Au regard sur ce condamné à mort, j’associe le regard que je porte aujourd’hui, sur l’Église mondiale et ses déviances. Regard sur l’ensemble de l’humanité, sur une Europe qui place des lois économiques au-dessus de l’accueil de tout homme.
Il y a 9 ans, Pierre Lathuilière, dans son homélie du dimanche des Rameaux, s’exprimait en termes presque semblables :
Oui, il y a un problème de pédophilie… Oui, il y a un problème du célibat des prêtres… Oui, il y a un problème plus fondamental encore à savoir la parole même de l’Église ». Oui, depuis les premiers temps de l’Église, depuis les apôtres cette parole est dévaluée par l’indignité de ceux qui la proclament.
Prenons-en pour preuve l’incohérence rencontrée à la porte de Jérusalem entre une foule d’amateurs de Jésus, le Messie de Dieu - Dimanche des Rameaux (des palmes), et une foule réclamant sa mise à mort.
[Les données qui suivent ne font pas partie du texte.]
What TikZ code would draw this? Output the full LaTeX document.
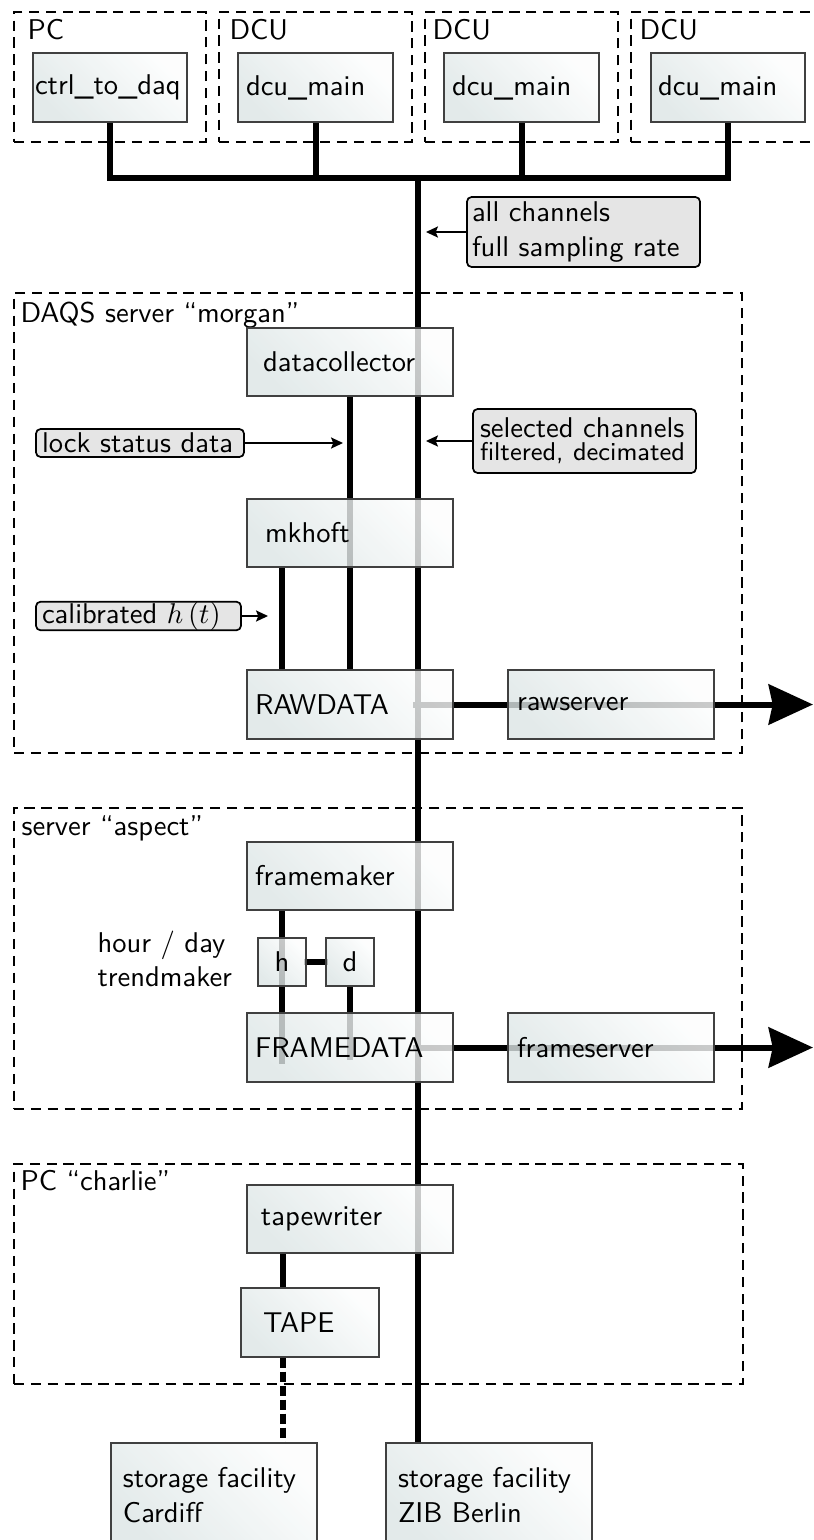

Dimanche de la Passion.
Regardons ce crucifié. Un moulage, je pense, en bronze (ou autre métal), qui date de l’époque de la mise en place de l’autel ; symbole du Christ, fait de béton, une matière peu noble posée sur une pierre blanche de belle qualité.
Le crucifié. Son corps est chétif. Sa tête frêle. Ses bras ne sont pas musclés. En fait, on ne les voit pas, car, ce crucifié est habillé. Il porte une tunique. Celle du prêtre, l’unique grand-prêtre qui intercède chez Dieu au bénéfice de toute l’humanité. Il est faible. Sans arrogance. Nous sommes au plus profond des profondeurs du Vendredi saint. Au plus noir de la nuit d’un humain. Détresse absolue. Il est anéanti, mais il ouvre ses bras. Il accueille malgré sa faiblesse -ou grâce à se faiblesse- toutes personnes, la tête haute.
Mort il est le vivant salvateur. Je vous invite à bien observer que ses bras ne sont pas en V mais à l’horizontale dans la position du Père accueillant sans triomphalisme les uns et les autres, ses créatures.
Si nous acceptons la désespérance parce qu’elle est bien présente, nous n’en restons pas là. Suite à l’anéantissement, nous répondons à l’appel que Dieu nous adresse de nous retrouver dans la gloire de son éternité.
Regardons dans la croix de l’échafaud la gloire que le Créateur nous offre. Antoine Chevrier le dit :
« Nous ne sommes pas des êtres abandonnés par Dieu. Nous avons un Dieu qui est véritablement un Père, qui aime ses enfants et veut les instruire et les sauver » (VD, p. 61-63).
La croix est finalement une croix glorieuse.